The exercise → Print word for word the first line of the listing below and every line after it, through the line with "color=cinza_grade, lw=1.2, clip_on=False, zorder=1)". Leave out the pictures and the rest.

Data segment →
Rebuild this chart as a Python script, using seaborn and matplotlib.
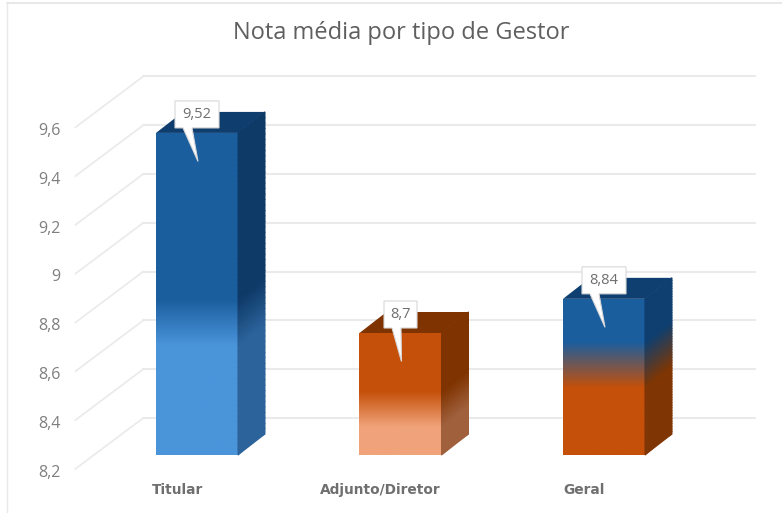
import numpy as np
import matplotlib
matplotlib.use('Agg')
import matplotlib.pyplot as plt
from matplotlib.colors import LinearSegmentedColormap
from matplotlib.lines import Line2D
from matplotlib.patches import Polygon
from matplotlib.transforms import Affine2D
import seaborn as sns

# dados do grafico
categorias = ['Titular', 'Adjunto/Diretor', 'Geral']
posicoes = [0, 1, 2]
notas = [9.52, 8.7, 8.84]
rotulos = ['9,52', '8,7', '8,84']
y_ticks = [8.2, 8.4, 8.6, 8.8, 9.0, 9.2, 9.4, 9.6]
y_rotulos = ['8,2', '8,4', '8,6', '8,8', '9', '9,2', '9,4', '9,6']

# cores: frente (cima, baixo), lateral (cima, baixo), topo, faixa do degrade
cor_frente = [('#1B5E9E', '#4A94DA'), ('#C5500A', '#F0A37A'), ('#1B5E9E', '#C5500A')]
cor_lado = [('#0E3A68', '#2C639B'), ('#7F3300', '#A0603C'), ('#0F3F70', '#7F3604')]
cor_topo = ['#0F3D6E', '#7F3300', '#0F3F70']
faixa = [(0.52, 0.66), (0.48, 0.77), (0.28, 0.57)]
cinza_grade = '#EAEAEA'

sns.set_theme(style='white')
plt.rcParams['font.family'] = ['Open Sans', 'DejaVu Sans']

fig = plt.figure(figsize=(7.82, 5.13), dpi=100)
ax = fig.add_axes([95.25 / 782, (513 - 455) / 513, 610.5 / 782, 341.6 / 513])

sns.barplot(x=posicoes, y=notas, ax=ax, width=0.403, color='#1B5E9E', zorder=2, native_scale=True)

ax.set_xlim(-0.5, 2.5)
ax.set_ylim(8.2, 9.6)
px = 3 / 610.5
py = 1.4 / 341.6


def degrade(i):
    t0, t1 = faixa[i]
    return [(0, 0), (t0, 0), (t1, 1), (1, 1)]


# parede do fundo e linhas diagonais
for v in y_ticks:
    ax.plot([-0.5 + 48 * px, 2.5 + 49 * px], [v + 37 * py, v + 37 * py],
            color=cinza_grade, lw=1.5, clip_on=False, zorder=1)
    ax.plot([-0.5 - 20 * px, -0.5 + 48 * px], [v - 14 * py, v + 37 * py],
            color=cinza_grade, lw=1.2, clip_on=False, zorder=1)

dx = 27 * px
dy = 21 * py
for i, (bar, nota) in enumerate(zip(ax.patches, notas)):
    x0 = bar.get_x()
    x1 = x0 + bar.get_width()
    cores = cor_frente[i]
    stops = degrade(i)
    cmap = LinearSegmentedColormap.from_list('f', [(s[0], cores[s[1]]) for s in stops])
    img = ax.imshow(np.linspace(0, 1, 256).reshape(-1, 1), cmap=cmap, aspect='auto',
                    extent=(x0, x1, 8.2, nota), origin='upper', zorder=3, vmin=0, vmax=1)
    img.set_clip_path(bar)

    # lateral
    lado = cor_lado[i]
    cmap_l = LinearSegmentedColormap.from_list('l', [(s[0], lado[s[1]]) for s in stops])
    fr = np.linspace(0, 1, 60)
    alt = nota - fr * (nota - 8.2)
    X = np.column_stack([np.full(60, x1), np.full(60, x1 + dx)])
    Y = np.column_stack([alt, alt + dy])
    C = np.column_stack([fr, fr])
    ax.pcolormesh(X, Y, C, cmap=cmap_l, shading='gouraud', vmin=0, vmax=1,
                  zorder=3, clip_on=False)

    # topo
    ax.add_patch(Polygon([(x0, nota), (x1, nota), (x1 + dx, nota + dy), (x0 + dx, nota + dy)],
                         facecolor=cor_topo[i], edgecolor='none', zorder=3, clip_on=False))

    # rotulo com ponteiro
    larg = 44 if len(rotulos[i]) > 3 else 33
    cx = posicoes[i]
    base = nota + 5 * py
    topo_box = base + 27 * py
    pts = [(cx - larg / 2 * px, base), (cx - (larg / 2 - 8) * px, base),
           (cx + 1 * px, nota - 28.5 * py), (cx - (larg / 2 - 17) * px, base),
           (cx + larg / 2 * px, base), (cx + larg / 2 * px, topo_box),
           (cx - larg / 2 * px, topo_box)]
    ax.add_patch(Polygon(pts, closed=True, facecolor='white', edgecolor='#D8D8D8', lw=0.8,
                         zorder=5, clip_on=False))
    ax.text(cx, (base + topo_box) / 2, rotulos[i], ha='center', va='center',
            fontsize=10.5, color='#6E6E6E', zorder=6)

ax.set_xlim(-0.5, 2.5)
ax.set_ylim(8.2, 9.6)
ax.set_yticks(y_ticks)
ax.set_yticklabels(y_rotulos, fontsize=11.5, color='#7F7F7F')
ax.set_xticks(posicoes)
ax.set_xticklabels(categorias, fontsize=9.9, color='#6F6F6F', fontweight='bold',
                   family='DejaVu Sans')
ax.tick_params(axis='y', length=0, pad=10.5)
ax.tick_params(axis='x', length=0, pad=20.5)
for lab in ax.get_xticklabels():
    lab.set_transform(lab.get_transform() + Affine2D().translate(-20, 0))
for lab in ax.get_yticklabels():
    lab.set_transform(lab.get_transform() + Affine2D().translate(-20, -15.5))
sns.despine(ax=ax, left=True, bottom=True, right=True, top=True)
ax.patch.set_alpha(0)

fig.text(401 / 782, 1 - 33 / 513, 'Nota média por tipo de Gestor', ha='center', va='center',
         fontsize=17, color='#5F5F5F')
fig.add_artist(Line2D([7 / 782, 7 / 782], [0, 1 - 3 / 513], color='#E8E8E8', lw=1))
fig.add_artist(Line2D([7 / 782, 1], [1 - 3 / 513, 1 - 3 / 513], color='#E8E8E8', lw=1.5))

fig.savefig('out.png', dpi=100)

Correct response →
Rebuild this chart as a Python script, using seaborn and matplotlib.
import numpy as np
import matplotlib
matplotlib.use('Agg')
import matplotlib.pyplot as plt
from matplotlib.colors import LinearSegmentedColormap
from matplotlib.lines import Line2D
from matplotlib.patches import Polygon
from matplotlib.transforms import Affine2D
import seaborn as sns

# dados do grafico
categorias = ['Titular', 'Adjunto/Diretor', 'Geral']
posicoes = [0, 1, 2]
notas = [9.52, 8.7, 8.84]
rotulos = ['9,52', '8,7', '8,84']
y_ticks = [8.2, 8.4, 8.6, 8.8, 9.0, 9.2, 9.4, 9.6]
y_rotulos = ['8,2', '8,4', '8,6', '8,8', '9', '9,2', '9,4', '9,6']

# cores: frente (cima, baixo), lateral (cima, baixo), topo, faixa do degrade
cor_frente = [('#1B5E9E', '#4A94DA'), ('#C5500A', '#F0A37A'), ('#1B5E9E', '#C5500A')]
cor_lado = [('#0E3A68', '#2C639B'), ('#7F3300', '#A0603C'), ('#0F3F70', '#7F3604')]
cor_topo = ['#0F3D6E', '#7F3300', '#0F3F70']
faixa = [(0.52, 0.66), (0.48, 0.77), (0.28, 0.57)]
cinza_grade = '#EAEAEA'

sns.set_theme(style='white')
plt.rcParams['font.family'] = ['Open Sans', 'DejaVu Sans']

fig = plt.figure(figsize=(7.82, 5.13), dpi=100)
ax = fig.add_axes([95.25 / 782, (513 - 455) / 513, 610.5 / 782, 341.6 / 513])

sns.barplot(x=posicoes, y=notas, ax=ax, width=0.403, color='#1B5E9E', zorder=2, native_scale=True)

ax.set_xlim(-0.5, 2.5)
ax.set_ylim(8.2, 9.6)
px = 3 / 610.5
py = 1.4 / 341.6


def degrade(i):
    t0, t1 = faixa[i]
    return [(0, 0), (t0, 0), (t1, 1), (1, 1)]


# parede do fundo e linhas diagonais
for v in y_ticks:
    ax.plot([-0.5 + 48 * px, 2.5 + 49 * px], [v + 37 * py, v + 37 * py],
            color=cinza_grade, lw=1.5, clip_on=False, zorder=1)
    ax.plot([-0.5 - 20 * px, -0.5 + 48 * px], [v - 14 * py, v + 37 * py],
            color=cinza_grade, lw=1.2, clip_on=False, zorder=1)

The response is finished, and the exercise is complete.